Why Are MLB’s Best Managers Making So Many Bad Calls This Postseason?

Maddon, Girardi, and others dealing with relief pitching chaos.

As a diehard baseball fan, it’s easy to let your emotions get the better of you and call out your team’s manager, if the team loses an important game. Remember all the grief Red Sox manager Grady Little leaving Pedro Martinez in Game 7 of the 2003 American League Championship Series?

But especially during 2017’s playoffs, it seems as though the-best-of-the-best skippers—the Chicago Cubs’ Joe Maddon, the Houston Astros’ A.J. Hinch, the New York Yankees’ Joe Girardi, and the Los Angeles Dodgers’ Dave Roberts—are making more critical blunders than usual.

Why is this? Because today’s game is all about relief pitchers—or premiere starters dropping a few innings in to help their team out in stress situations, writes The Ringer, and that has posed a major problem for how managers manage the rhythm of a game.

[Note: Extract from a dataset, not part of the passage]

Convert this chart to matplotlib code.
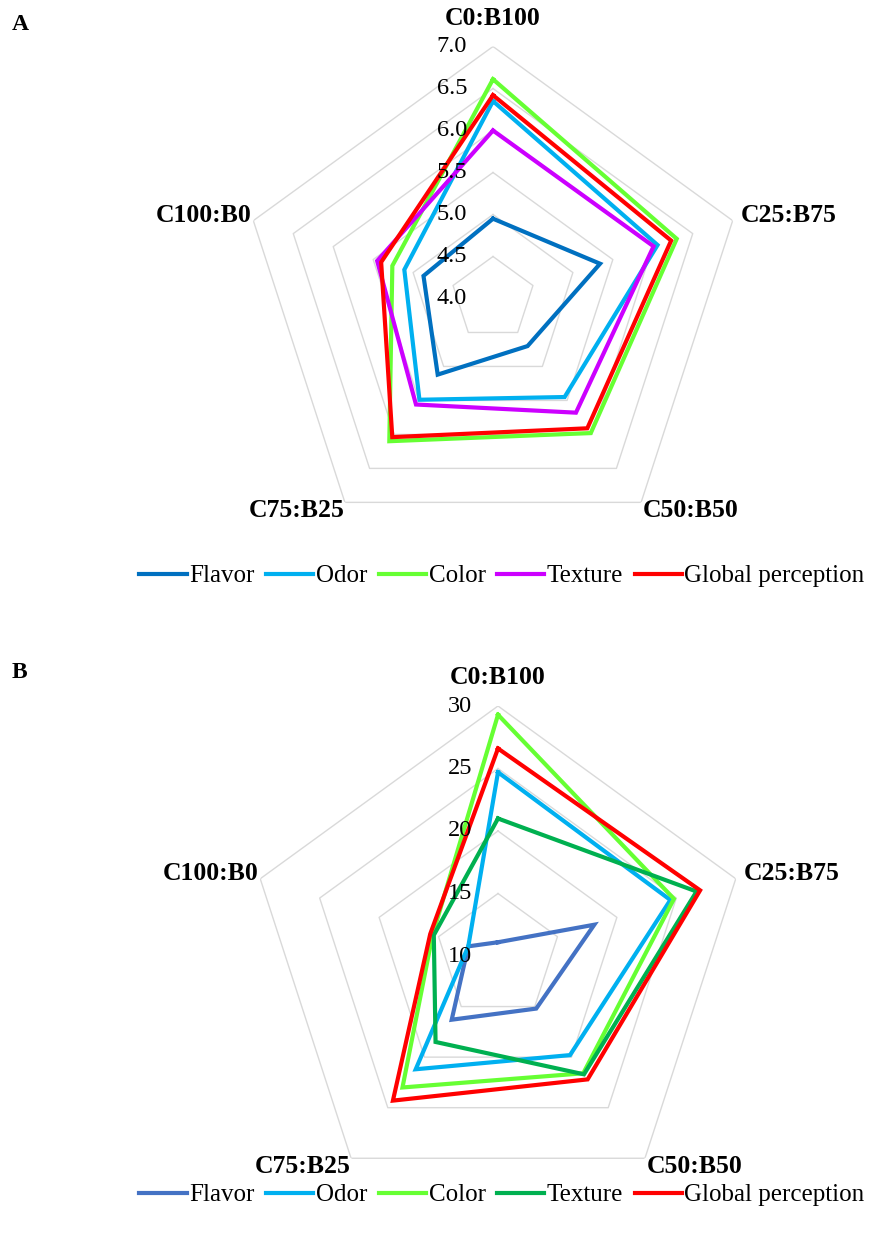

Last year’s Cleveland Indians actually started the trend, making reliever Andrew Miller into a multi-inning monster, and while that may have worked in a bubble, it hasn’t for the top teams’ managers this season. “Because the playoffs are unique in intensity, schedule, and quality of competition, there’s simply no way to practice this, and managers are, understandably, having a hard time navigating this new frontier,” argues Michael Baumann.

You can’t gauge how much time a reliever needs to warm up or days rest he needs to perform well, especially under such intense circumstances. And relievers are being overused, while starters are being thrust into late-inning positions they may not be familiar with. Not to mention the fact that rosters are simply running out of pitchers to turn to in late-inning situations.